【特集2】災害に備えた自給自足の家 雨水を生活用水に利用

2024年5月3日

【TOKAI】

TOKAIが手掛ける電気と水を自給自足する住宅「GQ(ジーク)ハウス」。

ライフライン確保に向けた独自の工夫が光る取り組みに注目が集まる。

家づくりにおいても、今後は防災の視点が求められてくるだろう。LPガス販売大手のTOKAIが手掛けるエネルギー自給自足の住宅「GQハウス」はその先進的な取り組みと言える。この住まいは、大規模自然災害などで断水や停電が発生しても避難所に頼ることなく一定期間自宅で安心した生活が送れる設備を備えている。
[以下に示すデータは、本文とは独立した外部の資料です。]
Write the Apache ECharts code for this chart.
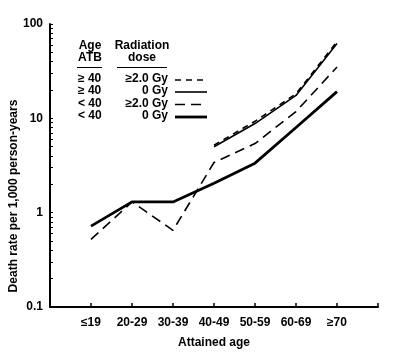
<!DOCTYPE html>
<html>
<head>
<meta charset="utf-8">
<script src="https://cdn.jsdelivr.net/npm/echarts@6/dist/echarts.min.js"></script>
<style>html,body{margin:0;padding:0;background:#fff}#c{width:400px;height:360px}</style>
</head>
<body>
<div id="c"></div>
<script>
var categories = ['≤19', '20-29', '30-39', '40-49', '50-59', '60-69', '≥70'];
var ge40_2Gy = [null, null, null, 5.2, 9.3, 18.2, 65];
var ge40_0Gy = [null, null, null, 5.0, 8.8, 17.5, 62];
var lt40_2Gy = [0.52, 1.3, 0.65, 3.4, 5.4, 11.8, 35];
var lt40_0Gy = [0.72, 1.3, 1.3, 2.05, 3.35, 8.0, 19.2];
var yTicks = [0.1, 1, 10, 100];
var legendAge = ['≥ 40', '≥ 40', '< 40', '< 40'];
var legendDose = ['≥2.0 Gy', '0 Gy', '≥2.0 Gy', '0 Gy'];

var FONT = '"Liberation Sans", Arial, sans-serif';
function pts(arr) {
  var out = [];
  arr.forEach(function (v, i) { if (v != null) out.push([i + 1, v]); });
  return out;
}
var styles = [
  { width: 1.6, type: [6, 5] },
  { width: 1.6, type: 'solid' },
  { width: 1.6, type: [10, 6] },
  { width: 2.8, type: 'solid' }
];
var seriesData = [ge40_2Gy, ge40_0Gy, lt40_2Gy, lt40_0Gy];
var series = seriesData.map(function (d, i) {
  return {
    type: 'line', data: pts(d), symbol: 'none', silent: true,
    lineStyle: { color: '#000', width: styles[i].width, type: styles[i].type },
    z: 10 - i
  };
});

var graphics = [];
function txt(x, y, s, align) {
  graphics.push({ type: 'text', x: x, y: y, style: { text: s, font: 'bold 12px ' + FONT, fill: '#000', align: align || 'left', verticalAlign: 'middle' } });
}
txt(90, 46, 'Age', 'center');
txt(90, 58, 'ATB', 'center');
txt(142, 46, 'Radiation', 'center');
txt(142, 58, 'dose', 'center');
graphics.push({ type: 'line', shape: { x1: 77, y1: 67.5, x2: 102, y2: 67.5 }, style: { stroke: '#000', lineWidth: 1 } });
graphics.push({ type: 'line', shape: { x1: 117, y1: 67.5, x2: 167, y2: 67.5 }, style: { stroke: '#000', lineWidth: 1 } });
var rowY = [79, 91, 103.5, 116];
for (var r = 0; r < 4; r++) {
  txt(78, rowY[r], legendAge[r], 'left');
  txt(168, rowY[r], legendDose[r], 'right');
  graphics.push({ type: 'line', shape: { x1: 175, y1: rowY[r] + 1, x2: 207, y2: rowY[r] + 1 },
    style: { stroke: '#000', lineWidth: styles[r].width, lineDash: styles[r].type === 'solid' ? null : styles[r].type } });
}
graphics.push({ type: 'text', x: 14, y: 196, rotation: Math.PI / 2,
  style: { text: 'Death rate per 1,000 person-years', font: 'bold 12px ' + FONT, fill: '#000', align: 'center', verticalAlign: 'middle' } });

var chart = echarts.init(document.getElementById('c'), null, { renderer: 'canvas' });
chart.setOption({
  animation: false,
  backgroundColor: '#fff',
  grid: { left: 50, right: 22, top: 24, bottom: 53 },
  xAxis: {
    type: 'value', min: 0, max: 8, interval: 1,
    name: 'Attained age', nameLocation: 'middle', nameGap: 30,
    nameTextStyle: { fontFamily: FONT, fontWeight: 'bold', fontSize: 12, color: '#000' },
    axisLine: { lineStyle: { color: '#000', width: 2 } },
    axisTick: { inside: true, length: 4, lineStyle: { color: '#000', width: 1.5 } },
    axisLabel: { margin: 10, fontFamily: FONT, fontWeight: 'bold', fontSize: 12, color: '#000',
      showMinLabel: true, showMaxLabel: true,
      formatter: function (v) { return categories[v - 1] || ''; } },
    splitLine: { show: false }
  },
  yAxis: {
    type: 'log', logBase: 10, min: yTicks[0], max: yTicks[yTicks.length - 1],
    axisLine: { show: true, lineStyle: { color: '#000', width: 2 } },
    axisTick: { show: true, inside: true, length: 3, lineStyle: { color: '#000', width: 1 } },
    minorTick: { show: true, splitNumber: 9, length: 3, lineStyle: { color: '#000', width: 1 } },
    axisLabel: { margin: 7, fontFamily: FONT, fontWeight: 'bold', fontSize: 12, color: '#000',
      formatter: function (v) { return String(+v.toPrecision(3)); } },
    splitLine: { show: false }
  },
  graphic: graphics,
  series: series
});
</script>
</body>
</html>
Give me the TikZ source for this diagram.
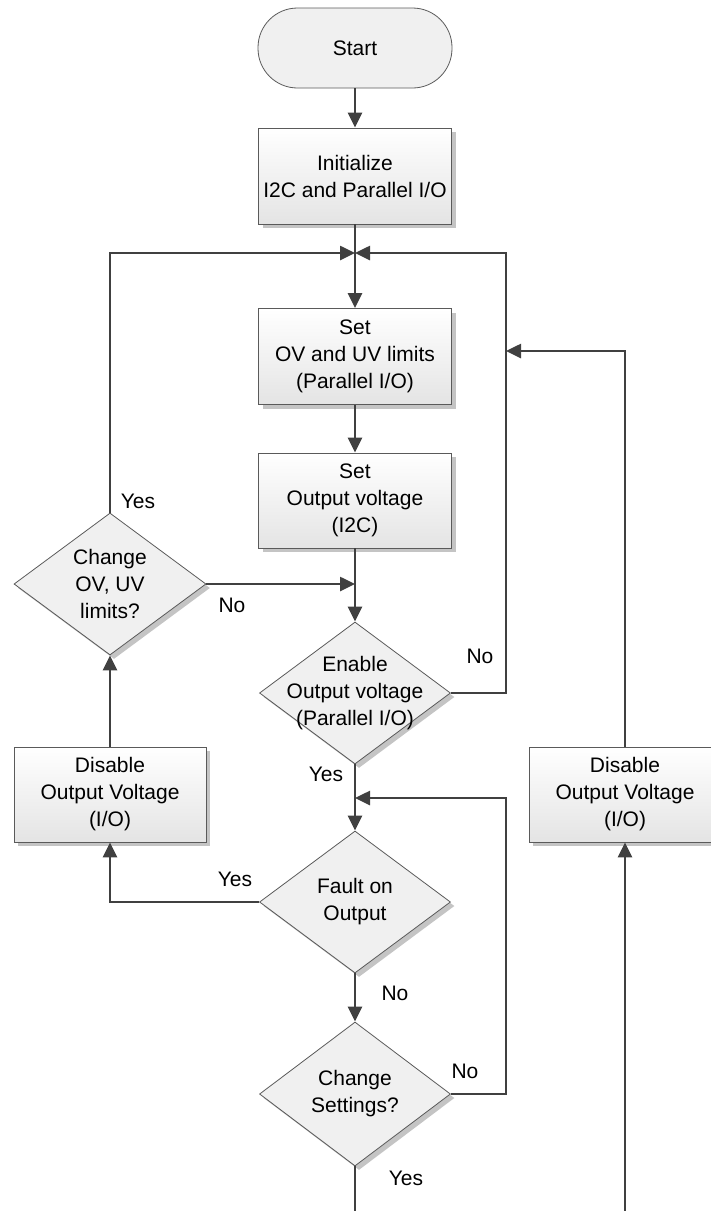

暮らしに欠かすことができない水の確保は、敷地内に1000ℓもの雨水タンクを備え、溜まった雨水をトイレの洗浄用水や散水などに利用する。断水が発生した時でも、トイレの洗浄用水や大量の水を使用する洗濯水を確保できるのが特長だ。オプションの小型浄水器を組み合わせることで、断水時でも生活水(飲料可)を一定期間確保できる。

GQモデルハウス(静岡県島田市)

電気については、独自の防災対策システム「スマートエルラインライト」を用意している。電力を特定5回路へ配電する分電盤装置で、停電発生時に太陽光発電や蓄電池などに給電元を切り換えることが可能。日中であれば太陽光発電からの電力を特定5回路に給電(最大1500W)。夜間など太陽光発電の活用ができない場合は、車や蓄電池などの外部電源から特定5回路へ給電できる。「電気が途絶えても、一部の照明やテレビ、スマホの充電など、最低限必要な電気を確保できる。これらと、災害に強いLPガスを組み合わせれば、避難所に行かずとも自宅で安心した生活を送ることができる」。建設不動産本部事業開発推進部の武内淳部長は、こう語る。

雨水を貯めるタンク
スマートエルラインライトの分電盤


分譲住宅の販売開始 光熱費削減もアピール

GQの新たな展開として今年1月から同社の分譲住宅へのスペックインを開始した。消費者にとっては防災面への対応に加え、再エネや雨水などの利用によって光熱費が削減できる点も大切なポイントとなる。「プランによっては年間22万円強の光熱費削減になる」(武内氏)という。大規模自然災害が頻発する中、こうした災害対応型住宅が従来にも増して関心を集めていきそうだ。